The resulting plots and data are saved at the folder `results/mnist/vae`.



## 4. Reproducing all the experiments results with a Jupyter notebook

To execute all the experiments in a notebook either from scratch or by loading pretrained models and data generated already from our experiments, please use the jupyter notebook named [`run_experiments.ipynb`](/experiments/run_experiments.ipynb)  in the `experiments` folder.

## 4. Details of what the repository includes:
This code repository contains:
1. Implementation of LFXAI, a framework to explain the latent representations of unsupervised black-box `models` with the help of usual feature importance and example-based methods. It was introduced in the work of the authors of the Crabbé and van der Schaar.

2. Extensions/Additions to the LFXAI library:
    1. Added attr_priors.py file in `models` folder, that includes the total variation attribution prior penalty function
    2. Updated the VAE class of the images.py module in `models` folder to include support for using attribution priors
    3. Added a method attribute_auxiliary_single in features.py module of `explanations` folder that does the same thing as the method attribute_auxiliary but on a single batch of data.

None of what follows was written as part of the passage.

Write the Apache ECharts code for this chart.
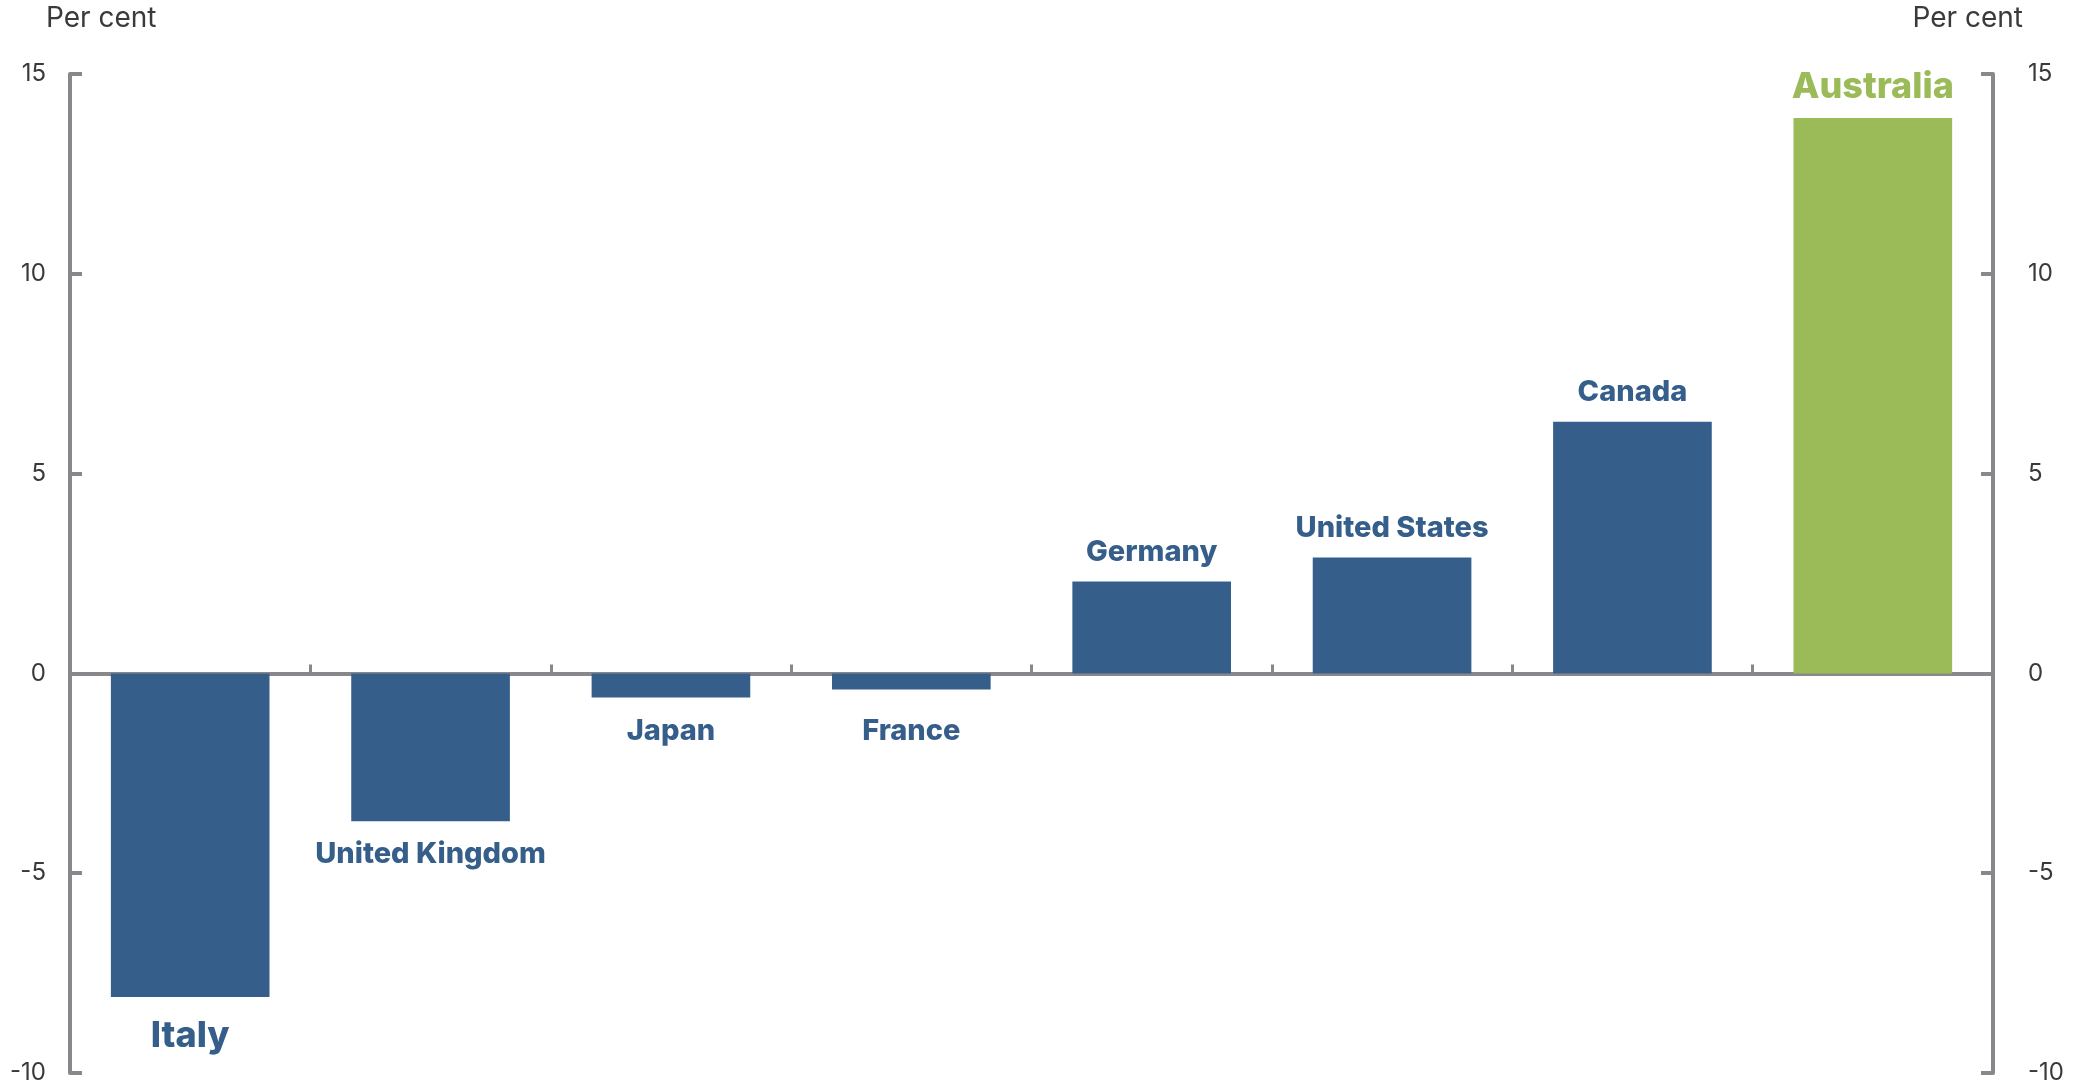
<!DOCTYPE html>
<html>
<head>
<meta charset="utf-8">
<script src="https://cdn.jsdelivr.net/npm/echarts@6/dist/echarts.min.js"></script>
<style>
  html, body { margin: 0; padding: 0; background: #ffffff; }
  #chart { width: 2084px; height: 1085px; }
</style>
</head>
<body>
<div id="chart"></div>
<script>
// ---- Data ----
const categories = ['Italy', 'United Kingdom', 'Japan', 'France', 'Germany', 'United States', 'Canada', 'Australia'];
const values = [-8.1, -3.7, -0.6, -0.4, 2.3, 2.9, 6.3, 13.9];
const yTicks = [-10, -5, 0, 5, 10, 15];
const axisTitle = 'Per cent';
const highlighted = 'Australia';
const emphasised = ['Italy', 'Australia'];

// ---- Styles ----
const BLUE = '#365e8a';
const GREEN = '#9bbb59';
const AXIS = '#88888c';
const TEXT = '#3a3a3a';
const FONT = 'Inter, "Noto Sans", sans-serif';
const labelNudge = { 'France': 8 }; // px, to line up with neighbouring label

const data = categories.map((name, i) => {
  const v = values[i];
  const isHi = name === highlighted;
  const big = emphasised.indexOf(name) >= 0;
  const col = isHi ? GREEN : BLUE;
  return {
    name: name,
    value: v,
    itemStyle: { color: col },
    label: {
      show: true,
      position: v >= 0 ? 'top' : 'bottom',
      distance: v >= 0 ? (big ? 13 : 15) : (big ? 21 : 19),
      offset: [0, labelNudge[name] || 0],
      formatter: '{b}',
      color: col,
      fontFamily: FONT,
      fontWeight: 800,
      fontSize: big ? 36 : 29,
      letterSpacing: big ? -0.8 : -0.3
    }
  };
});

const yAxisCommon = {
  type: 'value',
  min: yTicks[0],
  max: yTicks[yTicks.length - 1],
  interval: yTicks[1] - yTicks[0],
  splitLine: { show: false },
  axisLine: { show: true, lineStyle: { color: AXIS, width: 4 } },
  axisTick: { show: true, inside: true, length: 12, lineStyle: { color: AXIS, width: 4 } },
  axisLabel: { color: TEXT, fontFamily: FONT, fontSize: 24, fontWeight: 400 }
};

const chart = echarts.init(document.getElementById('chart'), null, { renderer: 'canvas' });
chart.setOption({
  animation: false,
  backgroundColor: '#ffffff',
  grid: { left: 70, right: 91, top: 74, bottom: 11, containLabel: false },
  xAxis: {
    type: 'category',
    data: categories,
    axisLine: { show: true, onZero: true, lineStyle: { color: AXIS, width: 4 } },
    axisTick: { show: true, inside: true, length: 9, lineStyle: { color: AXIS, width: 3 } },
    axisLabel: { show: false },
    splitLine: { show: false }
  },
  yAxis: [
    Object.assign({}, yAxisCommon, { position: 'left', axisLabel: Object.assign({}, yAxisCommon.axisLabel, { margin: 24 }) }),
    Object.assign({}, yAxisCommon, { position: 'right', axisLabel: Object.assign({}, yAxisCommon.axisLabel, { margin: 35 }) })
  ],
  graphic: [
    { type: 'text', left: 46, top: 5, style: { text: axisTitle, fill: TEXT, font: '400 28px ' + FONT } },
    { type: 'text', right: 61, top: 5, style: { text: axisTitle, fill: TEXT, font: '400 28px ' + FONT } }
  ],
  series: [{
    type: 'bar',
    data: data,
    barWidth: '66%',
    yAxisIndex: 0
  }]
});
</script>
</body>
</html>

3. Original Experiments Introduced by the authors:
    1. cifar10.py: Feature Importance, Example Importance
    2. dsprites.py: Disentangled VAEs Assumptions
    3. ecg5000.py: Feature Importance, Example Importance
    4. mnist.py: Feature Importance, Example Importance, Disentangled VAEs Assumptions, learned Pretext Task Representations experiments

4. Additional Experiments for reproducing the authors' work:
    1. agnews.py: Text explainability by example importance
    2. mnist.py: Experiments on Disentangled VAEs with attribution priors
    3. imagenet.py: Feature Importance, Example Importance
    4. cora.py: Graph explainability by feature importance